In particular, government found it unacceptable that there are liquidity problems, notwithstanding that (as at end of June, 2010) the banks held deposits of US$1,86 billion, equating to approximately a third of the country’s annual gross domestic product (GDP), which amounted to US$5,2 billion. He argued that those deposits sufficed to provide a sufficiency of currency to meet the country’s needs, and yet these problems persist. He also castigated the banks for the magnitude of their charges, which recurrently erode the depositors’ funds.
The declared intent to conduct an indepth probe into the operations of Zimbabwean banks is misguided, unnecessary and pointless. It will lower the levels of public confidence in the banking system. The majority of the populace is deeply distrustful of Zimbabwean banks because of the recurrent “borrowing” by the Reserve Bank of depositors’ foreign exchange during 2007/2008. The depositors of those funds were continuously hindered from accessing their funds. Thereafter, the distrust was intensified when Zimbabwe demonetised its currency in 2009. It resulted in most bank account balances being rendered worthless. The result has been a deep reluctance of almost all small, and many medium-sized businesses, to operate within the banking system. Instead, they hold their funds in safes in their business premises (notwithstanding being facilitative of intensifying armed robberies and of in-house misappropriations of funds), or in suitcases and boxes in their homes, meeting most payment obligations with the cash held, instead of bank transfers, cheques, and plastic money.
Moreover, the minister overlooks the fact that, to a very great extent, the deposits held by the banks, cited by him as being almost US$2 billion, are naught but book entries, arising from interbank transfers creating interbank indebtednesses, and not by tangible currency. The reality is that the gross inadequacy of currency in circulation is that, to an exponential extent, that currency flows out of the country to fund imports of the vast range of commodities not readily available from Zimbabwe’s distressed commerce and industry. The insufficiency of currency in circulation is considerably exacerbated by the magnitude of currency which is held, outside of the banking system. The harsh fact is that although the banks hold relatively substantial deposits from account holders, only a small portion thereof is represented by actual currency, and this is evidenced by the extreme difficulty that most banks have in servicing depositor withdrawals, save when those withdrawals are by way of interbank transfers.
The grievous insufficiency of bank loan funding into the economy is due to several circumstances. In the first instance, it must be recognised that they cannot use the entirety of depositors’ funds to fund loans to others.Banks are obliged to maintain prescribed statutory reserves and, on the other hand, they are aware that the overwhelming great majority of the deposits are of very short duration, with immediate withdrawals within days of deposit. They have no assurance, in the volatile and unstable Zimbabwean economy, that replacement deposits of equal or greater amounts will be timeously forthcoming. A major constraint upon the banks giving loans to revitalise the economy is the absence of medium and long-term funding, for the loan funding requirements of most enterprises are not of short duration. The funds are critically needed as ongoing working capital whilst the enterprises recover from years of economic oppression, and to finance expenditure upon the rehabilitation and refurbishment of plant, machinery, equipment, and the like, and to acquire state-of-the-art technology resources.

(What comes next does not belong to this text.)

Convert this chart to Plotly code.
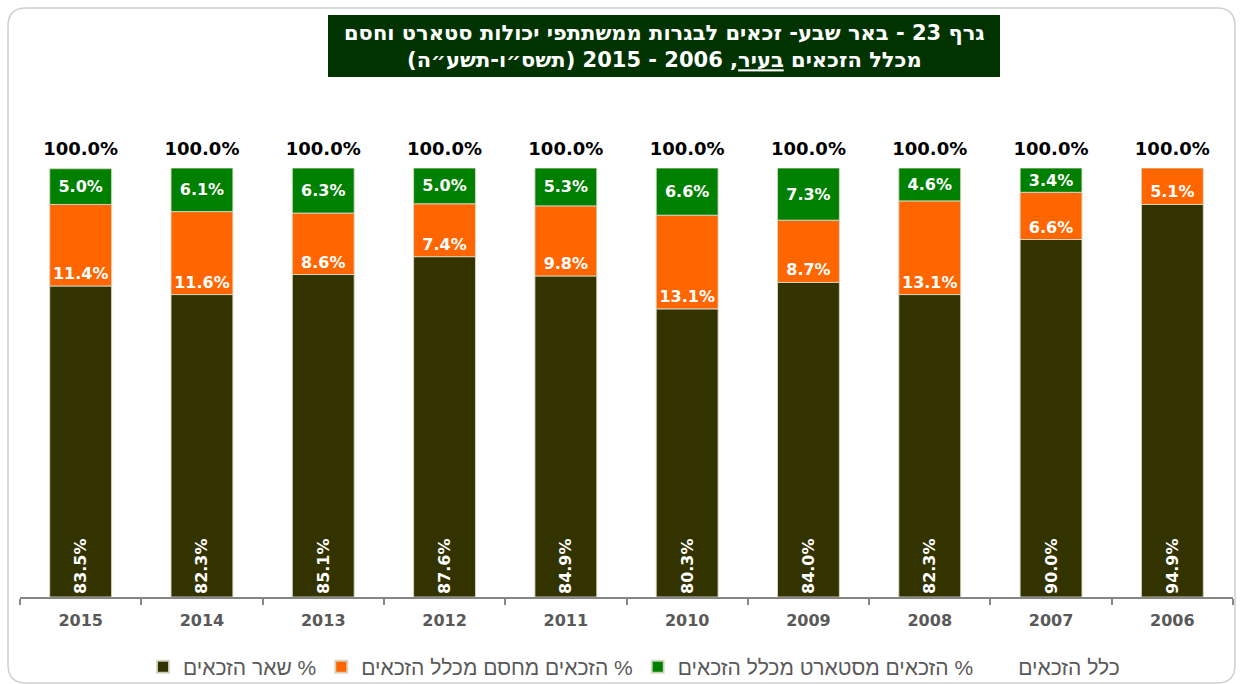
import plotly.graph_objects as go

# ---- data ----
years = ["2015", "2014", "2013", "2012", "2011", "2010", "2009", "2008", "2007", "2006"]
other_pct = [83.5, 82.3, 85.1, 87.6, 84.9, 80.3, 84.0, 82.3, 90.0, 94.9]
hasam_pct = [11.4, 11.6, 8.6, 7.4, 9.8, 13.1, 8.7, 13.1, 6.6, 5.1]
start_pct = [5.0, 6.1, 6.3, 5.0, 5.3, 6.6, 7.3, 4.6, 3.4, None]
total_pct = [100.0] * 10

RLM = "\u200f"
name_other = RLM + "% שאר הזכאים"
name_hasam = RLM + "% הזכאים מחסם מכלל הזכאים"
name_start = RLM + "% הזכאים מסטארט מכלל הזכאים"
name_total = "כלל הזכאים"
title_l1 = "גרף 23 - באר שבע- זכאים לבגרות ממשתתפי יכולות סטארט וחסם" + RLM
title_l2 = "מכלל הזכאים <u>בעיר</u>, 2006 - 2015 (תשס״ו-תשע״ה)" + RLM

Y_MIN, Y_MAX = 40, 100

# ---- geometry helpers ----
W, H = 1242, 684
ML, MR, MT, MB = 20, 9, 168, 87
PW, PH = W - ML - MR, H - MT - MB


def px_x(p):
    return (p - ML) / PW


def px_y(p):
    return (H - MB - p) / PH


FONT = "DejaVu Sans"
C_OTHER, C_HASAM, C_START = "#333300", "#FF6600", "#008000"
BAR_W = 0.51
EDGE = dict(color="rgba(215,215,195,0.9)", width=1)

fmt = lambda v: "" if v is None else f"{v:.1f}%"

base_hasam = [o for o in other_pct]
base_start = [o + h for o, h in zip(other_pct, hasam_pct)]

lab_font = dict(family=FONT, size=16, color="white", weight="bold")

fig = go.Figure()
fig.add_trace(go.Bar(
    x=years, y=[v - Y_MIN for v in other_pct], base=Y_MIN, name=name_other,
    marker=dict(color=C_OTHER, line=EDGE), width=BAR_W,
    text=[fmt(v) for v in other_pct], textposition="inside", textangle=-90,
    insidetextanchor="start", insidetextfont=lab_font, constraintext="none",
    hoverinfo="skip",
))
fig.add_trace(go.Bar(
    x=years, y=hasam_pct, base=base_hasam, name=name_hasam,
    marker=dict(color=C_HASAM, line=EDGE), width=BAR_W,
    text=[fmt(v) for v in hasam_pct], textposition="inside", textangle=0,
    insidetextanchor="start", insidetextfont=lab_font, constraintext="none",
    hoverinfo="skip",
))
fig.add_trace(go.Bar(
    x=years, y=start_pct, base=base_start, name=name_start,
    marker=dict(color=C_START, line=EDGE), width=BAR_W,
    text=[fmt(v) for v in start_pct], textposition="inside", textangle=0,
    insidetextanchor="middle", insidetextfont=lab_font, constraintext="none",
    hoverinfo="skip",
))
# total: invisible bar (legend entry) + text labels above
fig.add_trace(go.Bar(
    x=years, y=[v - Y_MIN for v in total_pct], base=Y_MIN, name=name_total,
    marker=dict(color="rgba(0,0,0,0)", line=dict(width=0, color="rgba(0,0,0,0)")),
    width=BAR_W, hoverinfo="skip",
))
fig.add_trace(go.Scatter(
    x=years, y=total_pct, mode="markers+text", showlegend=False,
    marker=dict(size=12, color="rgba(0,0,0,0)"),
    text=[fmt(v) for v in total_pct], textposition="top center",
    textfont=dict(family=FONT, size=18, color="black", weight="bold"),
    cliponaxis=False, hoverinfo="skip",
))

# frame (rounded rectangle)
x0, y0, x1, y1, r = 8, 8, 1235, 683, 18
pts = lambda x, y: f"{px_x(x)},{px_y(y)}"
path = (f"M {pts(x0 + r, y0)} L {pts(x1 - r, y0)} Q {pts(x1, y0)} {pts(x1, y0 + r)} "
        f"L {pts(x1, y1 - r)} Q {pts(x1, y1)} {pts(x1 - r, y1)} "
        f"L {pts(x0 + r, y1)} Q {pts(x0, y1)} {pts(x0, y1 - r)} "
        f"L {pts(x0, y0 + r)} Q {pts(x0, y0)} {pts(x0 + r, y0)} Z")
fig.add_shape(type="path", xref="paper", yref="paper", path=path,
              line=dict(color="#d0d0d0", width=1.5), layer="below")

# title box
fig.add_shape(type="rect", xref="paper", yref="paper",
              x0=px_x(328), x1=px_x(1000), y0=px_y(77), y1=px_y(15),
              fillcolor="#003300", line=dict(width=0))
fig.add_annotation(xref="paper", yref="paper", x=px_x(664), y=px_y(46),
                   text=title_l1 + "<br>" + title_l2, showarrow=False,
                   font=dict(family=FONT, size=21, color="white", weight="bold"),
                   align="center", xanchor="center", yanchor="middle")

fig.update_layout(
    width=W, height=H,
    margin=dict(l=ML, r=MR, t=MT, b=MB, autoexpand=False),
    barmode="overlay",
    paper_bgcolor="white", plot_bgcolor="white",
    showlegend=True,
    legend=dict(orientation="h", x=px_x(634), xanchor="center", y=px_y(667), yanchor="middle",
                font=dict(family="Liberation Sans", size=21, color="#595959"),
                bgcolor="rgba(0,0,0,0)",
                traceorder="normal", itemsizing="constant"),
    xaxis=dict(type="category", range=[-0.5, len(years) - 0.5],
               showline=True, linecolor="#868686", linewidth=1.5,
               ticks="outside", tickson="boundaries", ticklen=6, tickcolor="#868686",
               tickwidth=1.5, ticklabelstandoff=8,
               tickfont=dict(family=FONT, size=16, color="#595959", weight="bold"),
               showgrid=False),
    yaxis=dict(range=[Y_MIN, Y_MAX], visible=False, showgrid=False),
)

fig.write_html("out.html", config={"displayModeBar": False},
               post_script="document.body.style.margin='0';")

The banks are further greatly constrained by the extent that intending borrowers are unable to provide appropriate security for repayment of loans. A consequence of the foolhardy approach to land reform is that the agricultural sector is deprived of the opportunity of using land as collateral for loan funding. Property ownership in that sector has been legislatively abolished, and notwithstanding that the Minister of Lands, Herbert Murerwa, intimated government’s intent to accord negotiability to the so-called 99-year leases, that has as yet not happened (over and above that most of leases can be summarily terminated by government on three months’ notice). Other sector enterprises are also, in very many instances, unable to provide the banks with adequate security and, as a general rule, banks cannot risk depositor funds by making substantial advances without security.
The security circumstances are further worsened by the promulgation of the Indigenisation and Economic Empowerment Act, and its underlying regulations, for the resultant of the legislation is that banks are unaware as to who will be the future controlling shareholders of the borrowers and, therefore, cannot assess whether those borrowers will be properly, effectively, and viably managed and controlled, or whether future mismanagement will place in jeopardy the ability to meet loan service obligations. Moreover, to be able to meet the economy’s borrowing needs, the banks must have substantial access to offshore medium and long-term funding. However, foreign financiers are extremely hesitant to make such funding available, deterred by the Zimbabwean political and economic instability, but also by pronounced concerns as to the impact of the indigenisation legislation.
Instead of threatening the banks with probes and investigations, instead of castigation and vilification, government needs to resort to facilitation of financial sector recovery and viability. This necessitates positive actions for genuine, comprehensive economic recovery, modification of land reform and of indigenisation legislation, determined reconciliation with the international community. Substantive efforts are needed to restore national confidence in the banking system, and in that regard one small step forward was taken, last week, when government restored the Reserve Bank role as lender of last resort to the banks.